Aqui era a Livraria
Pó dos Livros.
Fechou portas no dia
31 de Março.
Lisboa continua a
destruir-se, história e histórias espezinhadas pela especulação imobiliária.
Como posso escrever sobre
o fecho de uma livraria? De um café? De um cinema?
São dores que
acabamos por chorar sozinhos.
Dificuldades quase
inexplicáveis.
Fui um dos últimos
espectadores, mas, ainda hoje, passados 5 anos, ainda não escrevi nada sobre o
fim dos Cinemas King.
Em Fevereiro, Jaime
Bulhosa, gerente da Pó dos Livros, escrevia no blogue da livraria:
«Setembro de 2007, abrimos as portas, e já nessa altura planava sobre
nós o abutre. Nunca passava para cá da linha da porta. No entanto, rondava de
perto, dava uma bicada, ou duas, nos nossos pés e ficava inquieto à espera que
chegasse a hora fatal, grasnando num som surdo, como só os abutres sabem fazer:
«Quando é que chega o dia da liquidação total? Mais cedo ou mais tarde, todas
as livrarias irão fechar».
Nós bem o tentámos enxotar para longe, mas ele voltava sempre. Olhava
de viés, ao mesmo tempo que inspirava o ar, à procura de aromas de moribundo.

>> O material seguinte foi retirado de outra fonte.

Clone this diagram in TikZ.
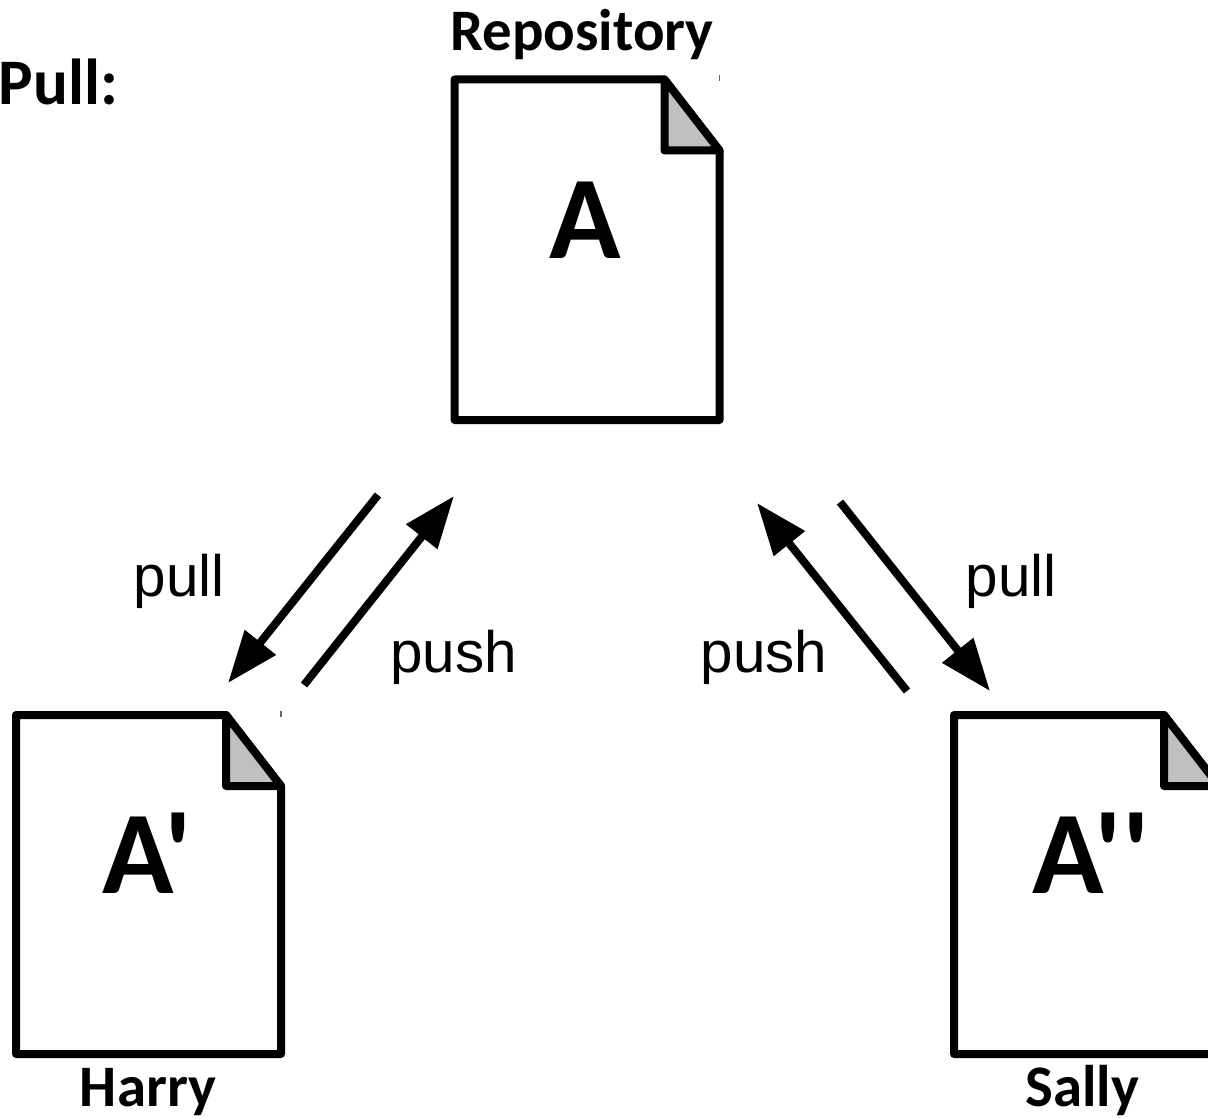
\documentclass[tikz,border=0pt]{standalone}
\usepackage{fontspec}
\setmainfont{Carlito}
\newfontfamily\letterfont{Carlito}
\newfontfamily\labelfont{Liberation Sans}
\usetikzlibrary{arrows.meta}
\definecolor{foldgray}{HTML}{C0C0C0}
% sheet with folded corner: left, top, right, bottom
\newcommand{\gitfile}[4]{
\path[draw, sheet] (#1,#2) -- (#3-55,#2) -- (#3,#2+71) -- (#3,#4) -- (#1,#4) -- cycle;
\path[draw, sheet, fill=foldgray] (#3-55,#2) -- (#3,#2+71) -- (#3-55,#2+71) -- cycle;
\path[draw, mark tick] (#3,#2-4) -- (#3,#2+2);
}

\begin{document}
\begin{tikzpicture}[
    x=0.5pt, y=-0.5pt,
    sheet/.style={line width=4pt, line join=round, line cap=round},
    mark tick/.style={line width=0.6pt, black!60},
    link/.style={line width=4pt, -{Triangle[length=26pt, width=19pt]}},
    title/.style={font=\bfseries\fontsize{29.4}{29.4}\selectfont, anchor=base, inner sep=0},
    letter/.style={font=\letterfont\bfseries\fontsize{59}{59}\selectfont, anchor=base, inner sep=0},
    action/.style={font=\labelfont\fontsize{29.2}{29.2}\selectfont, anchor=base, inner sep=0}]
\useasboundingbox (0,0) rectangle (1208,1118);
\clip (0,0) rectangle (1208,1118);

\gitfile{454.5}{79.5}{719.5}{420}
\gitfile{16}{715}{281}{1054}
\gitfile{954}{715}{1219}{1054}

\node[title, font=\bfseries\fontsize{32.5}{32.5}\selectfont] (pulltitle) at (58.5,105) {Pull:};
\node[title] (repository) at (582,51) {Repository};
\node[title] (harry) at (148,1106) {Harry};
\node[title] (sally) at (1082,1106) {Sally};

\node[letter] (filea) at (585,258) {A};
\node[letter] (fileharry) at (147.5,893) {A'};
\node[letter] (filesally) at (1091,893) {A''};

\node[action] (harrypull) at (179,596) {pull};
\node[action] (harrypush) at (453.5,672) {push};
\node[action] (sallypush) at (764,672) {push};
\node[action] (sallypull) at (1011,596) {pull};

% free ends of the connectors
\coordinate (harrypullfrom) at (378,495);
\coordinate (harrypullto) at (228,683);
\coordinate (harrypushfrom) at (304,685);
\coordinate (harrypushto) at (454,496);
\coordinate (sallypushfrom) at (907,691);
\coordinate (sallypushto) at (757,503);
\coordinate (sallypullfrom) at (840,502);
\coordinate (sallypullto) at (990,691);

\path[draw, link] (harrypullfrom) -- (harrypullto);
\path[draw, link] (harrypushfrom) -- (harrypushto);
\path[draw, link] (sallypushfrom) -- (sallypushto);
\path[draw, link] (sallypullfrom) -- (sallypullto);

\end{tikzpicture}
\end{document}
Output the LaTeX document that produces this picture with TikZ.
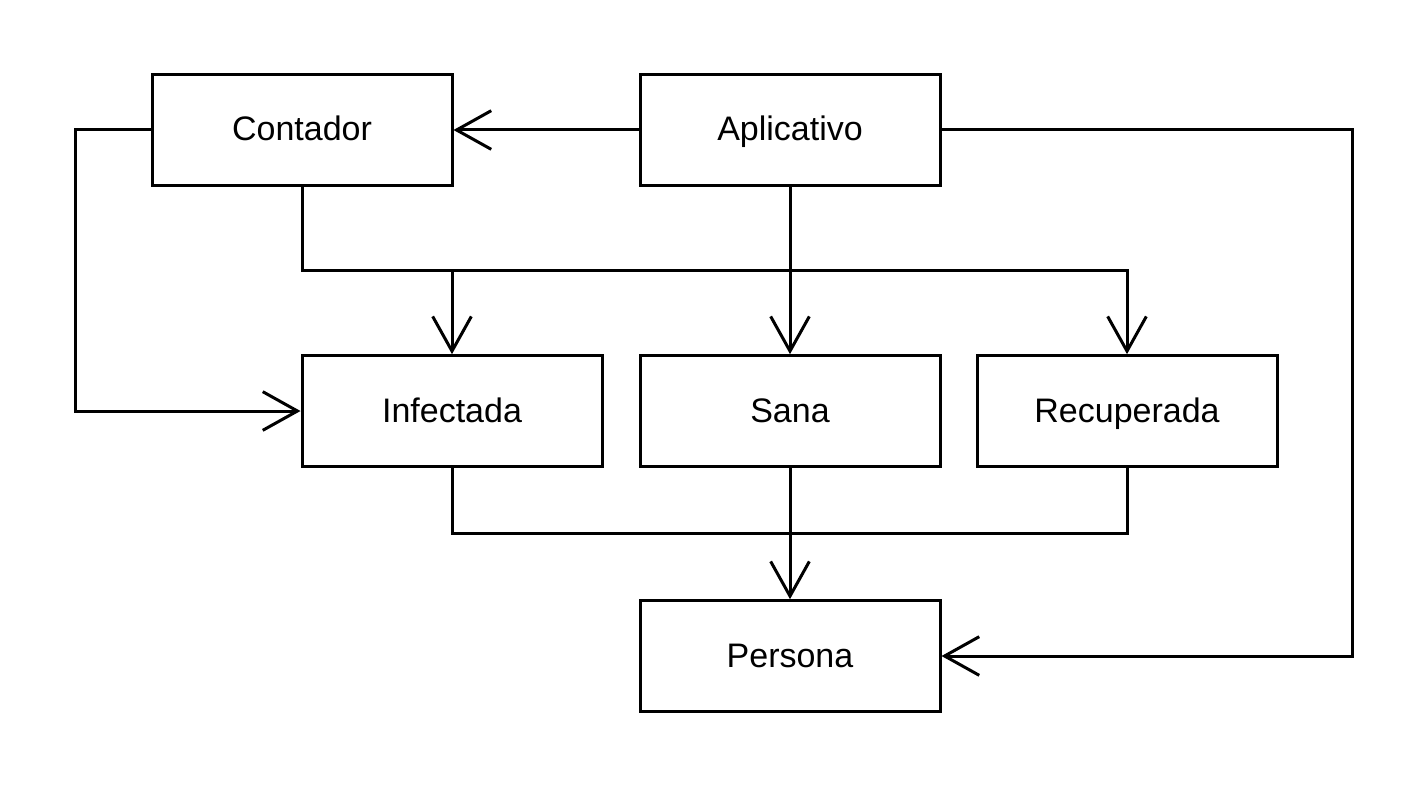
\documentclass[tikz,border=0pt]{standalone}
\usepackage{fontspec}
\setmainfont{Liberation Sans}
\usetikzlibrary{arrows.meta}
\begin{document}
\begin{tikzpicture}[x=0.75pt,y=-0.75pt,
  box/.style={draw,line width=2.25pt,rectangle,minimum width=225pt,minimum height=83pt,inner sep=0pt,text height=20pt,text depth=3.5pt,font=\fontsize{25.5}{30}\selectfont},
  wire/.style={line width=2.25pt},
  conn/.style={wire,-{Straight Barb[length=26pt,width=29pt,line width=2.25pt]}}]
\useasboundingbox (0,0) rectangle (1427,788);
\node[box] (cont) at (302,130) {Contador};
\node[box] (apl) at (790,130) {Aplicativo};
\node[box] (inf) at (452,411) {Infectada};
\node[box] (sana) at (790,411) {Sana};
\node[box] (rec) at (1127,411) {Recuperada};
\node[box] (pers) at (790,656) {Persona};
\coordinate (lft) at (75,130);
\coordinate (rgt) at (1352,130);
\coordinate (top) at (302,270);
\coordinate (bot) at (452,533);
\draw[conn] (apl.west) -- (cont.east);
\draw[conn] (cont.west) -- (lft) |- (inf.west);
\draw[conn] (cont.south) -- (top) -| (rec.north);
\draw[conn] (inf.north |- top) -- (inf.north);
\draw[conn] (apl.south) -- (sana.north);
\draw[conn] (apl.east) -- (rgt) |- (pers.east);
\draw[wire] (inf.south) -- (bot) -| (rec.south);
\draw[conn] (sana.south) -- (pers.north);
\end{tikzpicture}
\end{document}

Contudo, ainda não tinha chegado a nossa hora e, voou com notícias de defunto
vindas de outras paragens.
Nos anos seguintes apareceu de novo, mas desta vez, acompanhado com
mais amigos, urubus, corvos e outros necrófagos. Todos vestidos a rigor de
plumas negras reluzentes, entoando já a marcha fúnebre de Chopim – tan, tan,
taran–, «Quando é que chega o dia da liquidação total? Mais cedo ou mais tarde,
todas as livrarias irão fechar». Porém, ainda não tinha chegado a nossa hora e
voaram, outra vez, com notícias de defunto vindas de outras paragens.
Escrevi este texto em Março de 2011 e já previa este fim. É
verdade chegou a hora da livraria Pó dos Livros «celebrar o dia da liquidação
total». No dia 31 de Março de 2018, mais esta livraria passará a
ser uma mera recordação, um pedaço de pó na memória de poucos.
Mais tarde escreverei sobre as causas e razões. Farei também os devidos
agradecimentos a quem sempre nos apoiou, porque percebe
qual importância da existência de uma rede de livrarias
independentes em todas as nossas vilas e cidades.
Até breve».
À agência Lusa, Jaime
Bulhosa explicou:
«Os motivos são os mesmos de sempre, de todas as outras livrarias que
já fecharam. Em primeiro lugar, rendas altíssimas que não permitem ao negócio
dos livros sobreviver, depois uma concorrência que é completamente desleal,
porque é impossível concorrer com as grandes cadeias, com os descontos que eles
fazem, e com as margens que nós temos, portanto as livrarias independentes
estão em extinção».
A Pó dos Livros
definia-se como uma livraria de bairro,
independente, alternativa, com livreiros experientes.
Abriu portas na
Avenida Marquês de Tomar, transferiu-se, mais tarde, para a actual localização,
no n.º 58A da Avenida Duque de Ávila, na esquina com a Conde de Valbom.
Tinha um nome bonito
com origem numa passagem de A Sombra do
Vento, de Carlos Ruis Zafón, sobre um
cemitério de livros esquecidos, cheios de pó, que recordou a Jaime Bulhosa
uma história com seu pai, em que este lhe explicou que os livros com pó são os
mais importantes, por serem aqueles que resistiram
ao tempo.
Não compro livros em grandes
superfícies, não vou à FNAC, não entro na Barata, nem na Bertrand porque
pertencem a essa coisa que dá pelo nome de grandes grupos livreiros.
A Pó dos Livros era o
meu porta-aviões.
Se não tinham
qualquer livro que eu pretendia, prontificavam-se para, no mais curto espaço de
tempo, estar nas minhas mãos.
Agora, sinto-me perdido
sem o afecto que a Pó dos Livros me propoercionava e invade-me uma desesperante
tristeza fria,
Hoje vendem-se livros
com uma displicência que me horroriza,
Terei que dar a volta
ao texto.
Como dizia o meu avô
onde não há uma saída, tem necessariamente de existir uma saída.
Vou á procura, vou à
procura, de pequenas livrarias espalhadas pela cidade, não são muitas, é certo,
para não sentir o tal arrepio que Jorge Silva Melo sentiu quando viu que uma pequena livraria abriu um dia em
Campo de Ourique, mesmo perto da casa onde vive, mas não chegou a estar aberta
um ano porque se enrolou a comprar livros nas fnacs, nas amazons.